When the do this right at the beginning of the story, something has been killed, which may foreshadow that they will be. More obviously, the lions charge them and they feel like they have barely escaped with their lives. This foreshadows what will actually happen to them.
Then, later on, we see George go into the room and find his old wallet. That is more foreshadowing. Something similar will happen to Lydia later.

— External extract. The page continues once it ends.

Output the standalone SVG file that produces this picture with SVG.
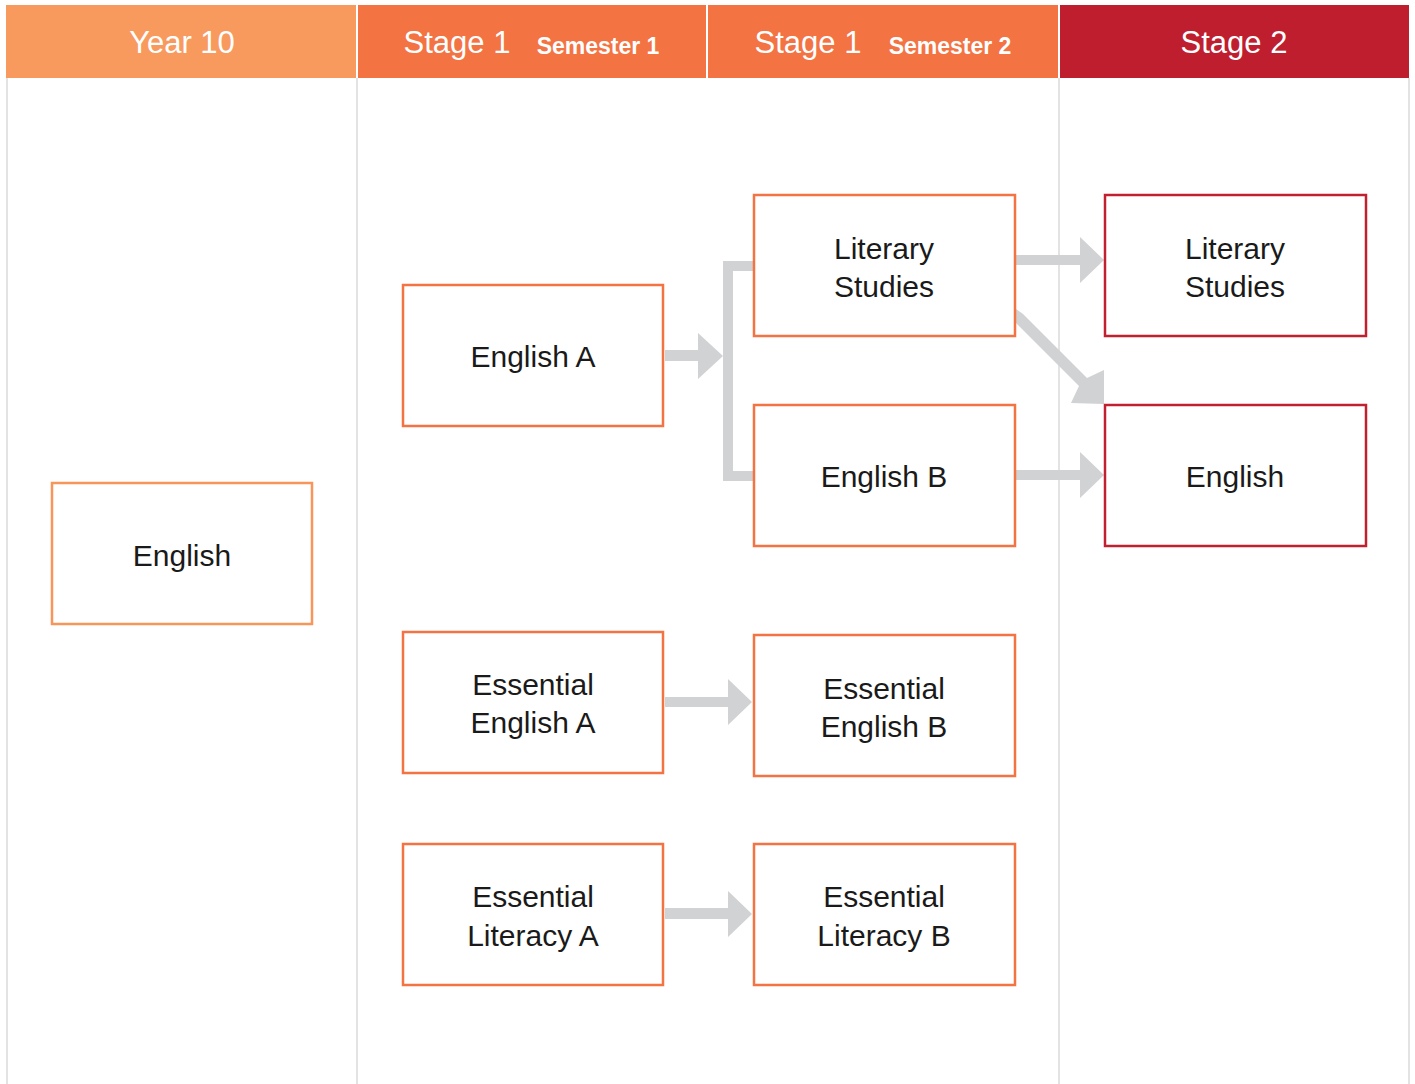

There is immediate foreshadowing in the opening lines of Ray Bradbury's "The Veldt":
'George, I wish you'd look at the nursery.'
'What's wrong with it?'
'I don't know....I just want you to look at it, is all, or call a psychologist in to look at it.'
With this last line of Lydia Hadley (whose name, interestingly, has the past tense of have as part of it), there is a sense of foreboding, not just for the parents, but also for the children since there is the suggestion that they are psychologically altered by this virtual reality of the African jungle. The impending danger is foreshadowed in, not only the charging lions, but more subtlely in the "green-yellow eyes" of these virtual animals, whose evil influence supercedes the parental one. For, the children now have become obsessed with their virtual world, rather than the real one: "They live for the nursery."
Written in 1972, Bradbury's story not only foreshadows the destruction of the family unit of the Hadleys, but it hints at the dangers of virtual reality that are a present threat to the detachment of people from friends and family in modern society.